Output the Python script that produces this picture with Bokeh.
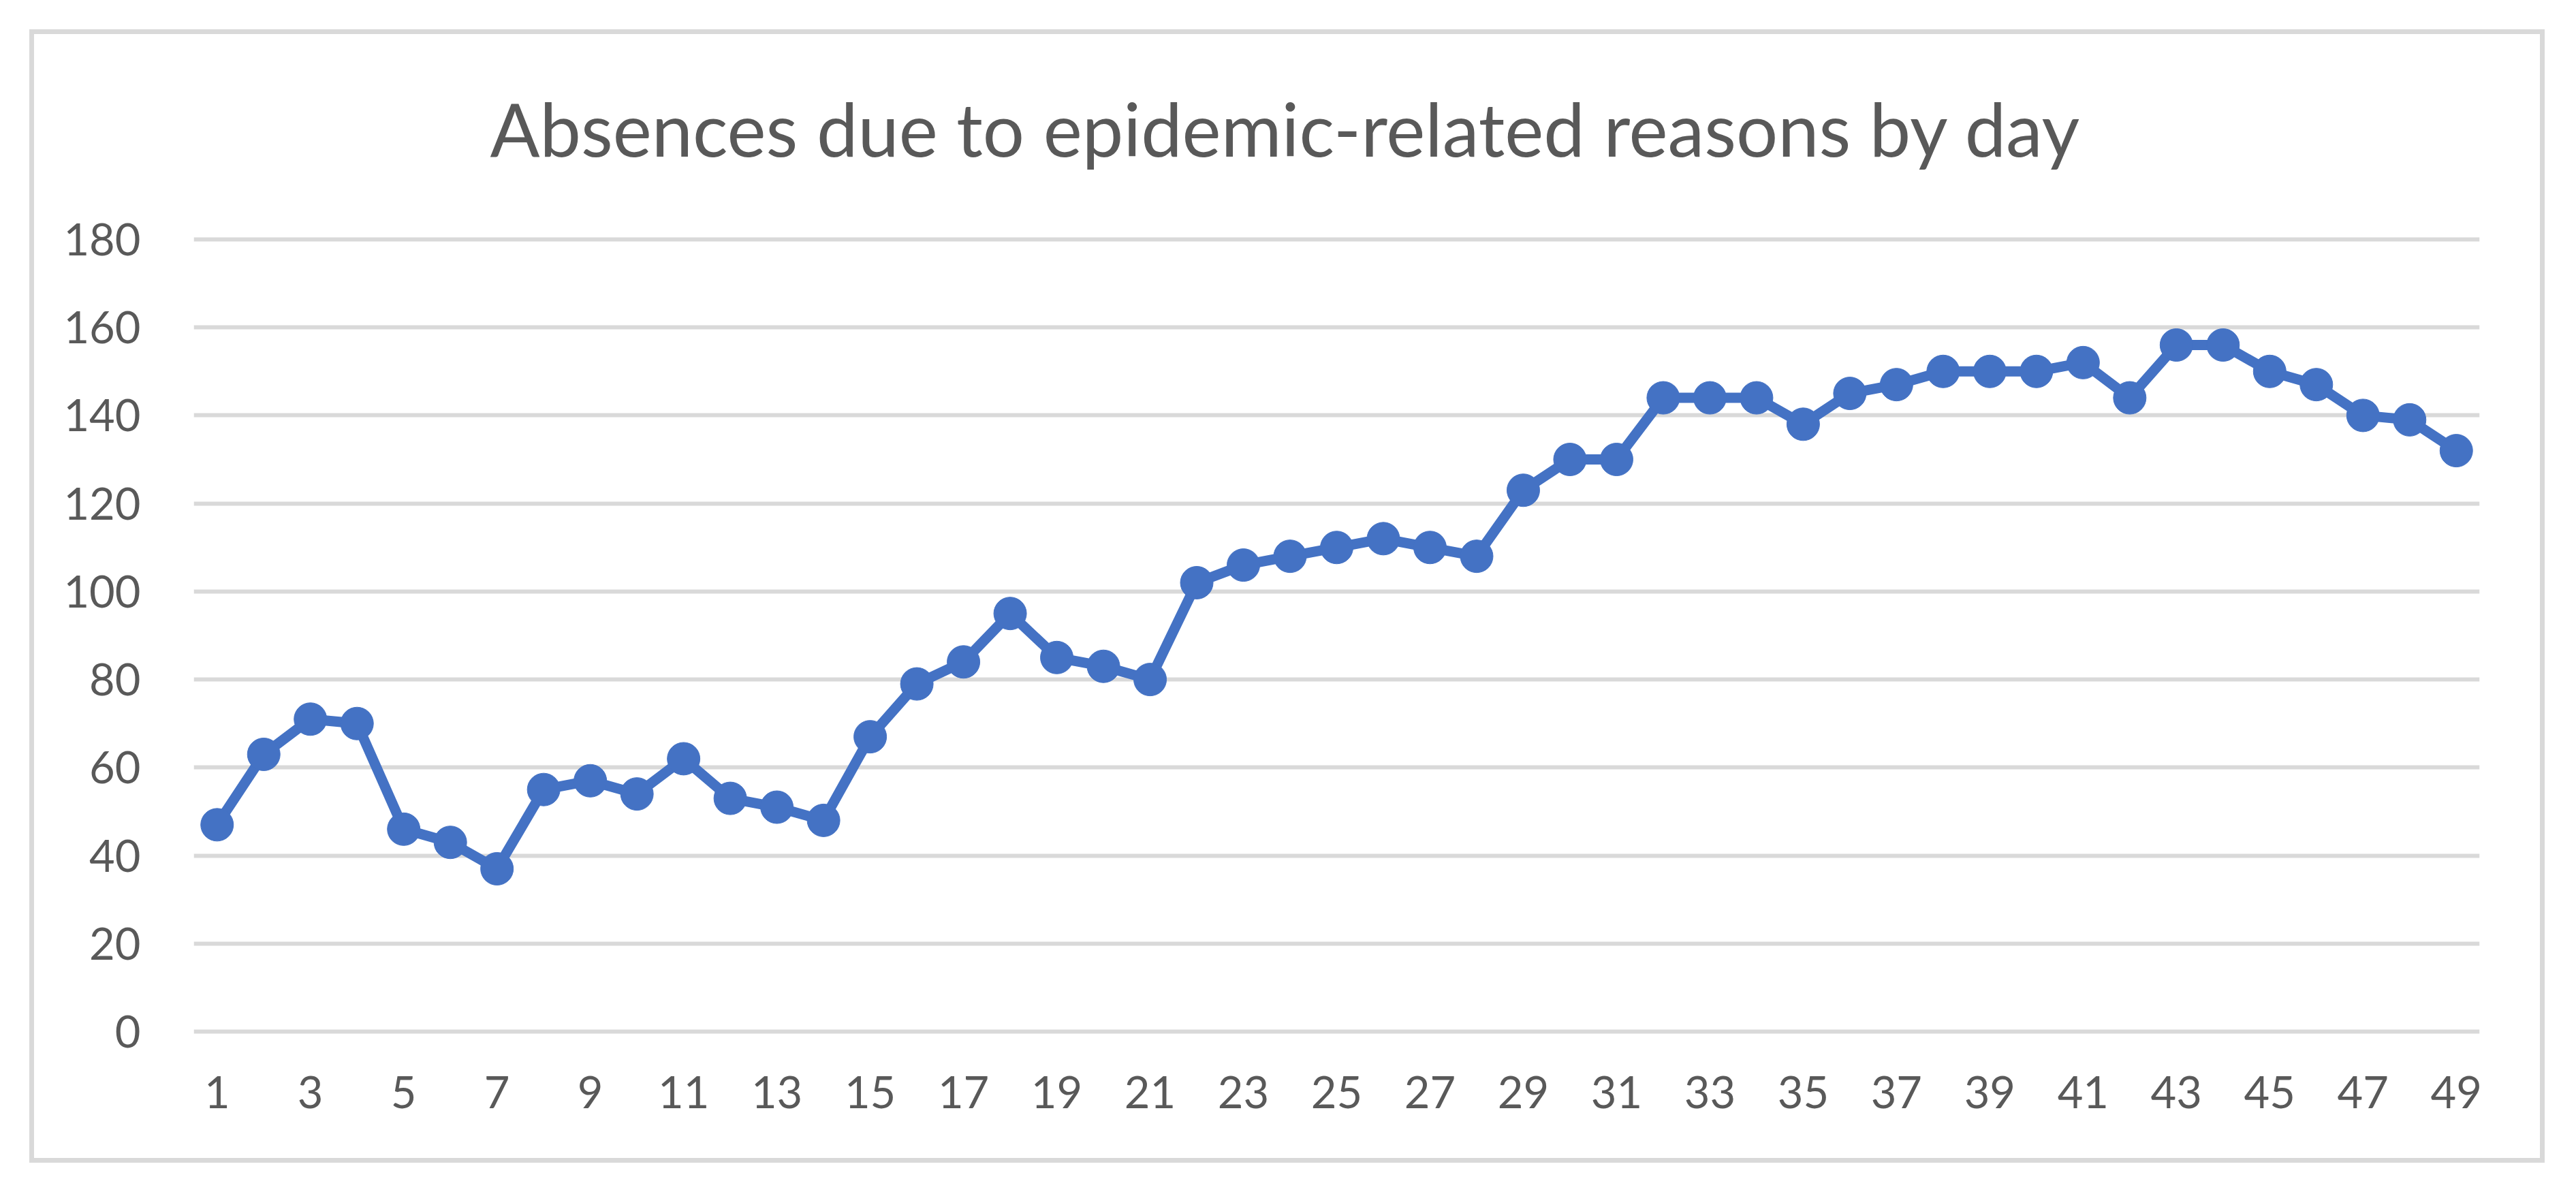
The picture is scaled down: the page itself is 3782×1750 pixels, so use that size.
from bokeh.plotting import figure
from bokeh.models import Range1d, FixedTicker, InlineStyleSheet
from bokeh.embed import file_html
from bokeh.resources import INLINE

# ---- data ----
days = list(range(1, 50))
absences = [47, 63, 71, 70, 46, 43, 37, 55, 57, 54, 62, 53, 51, 48, 67, 79, 84, 95, 85, 83,
            80, 102, 106, 108, 110, 112, 110, 108, 123, 130, 130, 144, 144, 144, 138, 145, 147, 150, 150, 150,
            152, 144, 156, 156, 150, 147, 140, 139, 132]
x_ticks = list(range(1, 50, 2))
y_ticks = list(range(0, 181, 20))
title_text = "Absences due to epidemic-related reasons by day"

W, H = 3779, 1750
FL, FR = 284, 3640      # frame left/right (figure px)
FT, FB = 338, 1527      # frame top/bottom (figure px)

TEXT = "#595959"
GRID = "#D9D9D9"
BLUE = "#4472C4"
FONT = "Lato"

p = figure(width=W, height=H, output_backend="svg", toolbar_location=None,
           x_range=Range1d(0.5, 49.5), y_range=Range1d(-2, 182),
           min_border_left=FL, min_border_right=W - FR,
           min_border_top=FT, min_border_bottom=H - FB)
p.outline_line_color = None
# transparent canvas so the element's outline (chart border) shows through
p.background_fill_color = None
p.border_fill_color = None

border_css = "outline: 7px solid #D9D9D9; outline-offset: -50px; background: white;"
p.styles = {"outline": "7px solid #D9D9D9", "outline-offset": "-50px", "background-color": "white"}
p.stylesheets = [InlineStyleSheet(css=":host { " + border_css + " }")]

p.title.text = title_text
p.title.text_font = FONT
p.title.text_font_size = "108px"
p.title.text_font_style = "normal"
p.title.text_color = TEXT
p.title.align = "left"
p.title.offset = 435
p.title.standoff = 171

p.xgrid.grid_line_color = None
p.ygrid.grid_line_color = GRID
p.ygrid.grid_line_width = 6
p.ygrid.ticker = FixedTicker(ticks=y_ticks)

for ax in (p.xaxis[0], p.yaxis[0]):
    ax.axis_line_color = None
    ax.major_tick_line_color = None
    ax.minor_tick_line_color = None
    ax.major_label_text_font = FONT
    ax.major_label_text_font_size = "65px"
    ax.major_label_text_color = TEXT

p.xaxis.ticker = FixedTicker(ticks=x_ticks)
p.yaxis.ticker = FixedTicker(ticks=y_ticks)
p.xaxis.major_label_standoff = 46
p.yaxis.major_label_standoff = 72

p.line(days, absences, line_width=15, line_color=BLUE, line_join="round")
p.scatter(days, absences, size=48, fill_color=BLUE, line_color=BLUE)

open("out.html", "w").write(file_html(p, INLINE))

◆ **Your goal**
Restate the data above word for word. Skip every picture.

◆ **Task solution**
Output the Python script that produces this picture with Bokeh.
The picture is scaled down: the page itself is 3782×1750 pixels, so use that size.
from bokeh.plotting import figure
from bokeh.models import Range1d, FixedTicker, InlineStyleSheet
from bokeh.embed import file_html
from bokeh.resources import INLINE

# ---- data ----
days = list(range(1, 50))
absences = [47, 63, 71, 70, 46, 43, 37, 55, 57, 54, 62, 53, 51, 48, 67, 79, 84, 95, 85, 83,
            80, 102, 106, 108, 110, 112, 110, 108, 123, 130, 130, 144, 144, 144, 138, 145, 147, 150, 150, 150,
            152, 144, 156, 156, 150, 147, 140, 139, 132]
x_ticks = list(range(1, 50, 2))
y_ticks = list(range(0, 181, 20))
title_text = "Absences due to epidemic-related reasons by day"

W, H = 3779, 1750
FL, FR = 284, 3640      # frame left/right (figure px)
FT, FB = 338, 1527      # frame top/bottom (figure px)

TEXT = "#595959"
GRID = "#D9D9D9"
BLUE = "#4472C4"
FONT = "Lato"

p = figure(width=W, height=H, output_backend="svg", toolbar_location=None,
           x_range=Range1d(0.5, 49.5), y_range=Range1d(-2, 182),
           min_border_left=FL, min_border_right=W - FR,
           min_border_top=FT, min_border_bottom=H - FB)
p.outline_line_color = None
# transparent canvas so the element's outline (chart border) shows through
p.background_fill_color = None
p.border_fill_color = None

border_css = "outline: 7px solid #D9D9D9; outline-offset: -50px; background: white;"
p.styles = {"outline": "7px solid #D9D9D9", "outline-offset": "-50px", "background-color": "white"}
p.stylesheets = [InlineStyleSheet(css=":host { " + border_css + " }")]

p.title.text = title_text
p.title.text_font = FONT
p.title.text_font_size = "108px"
p.title.text_font_style = "normal"
p.title.text_color = TEXT
p.title.align = "left"
p.title.offset = 435
p.title.standoff = 171

p.xgrid.grid_line_color = None
p.ygrid.grid_line_color = GRID
p.ygrid.grid_line_width = 6
p.ygrid.ticker = FixedTicker(ticks=y_ticks)

for ax in (p.xaxis[0], p.yaxis[0]):
    ax.axis_line_color = None
    ax.major_tick_line_color = None
    ax.minor_tick_line_color = None
    ax.major_label_text_font = FONT
    ax.major_label_text_font_size = "65px"
    ax.major_label_text_color = TEXT

p.xaxis.ticker = FixedTicker(ticks=x_ticks)
p.yaxis.ticker = FixedTicker(ticks=y_ticks)
p.xaxis.major_label_standoff = 46
p.yaxis.major_label_standoff = 72

p.line(days, absences, line_width=15, line_color=BLUE, line_join="round")
p.scatter(days, absences, size=48, fill_color=BLUE, line_color=BLUE)

open("out.html", "w").write(file_html(p, INLINE))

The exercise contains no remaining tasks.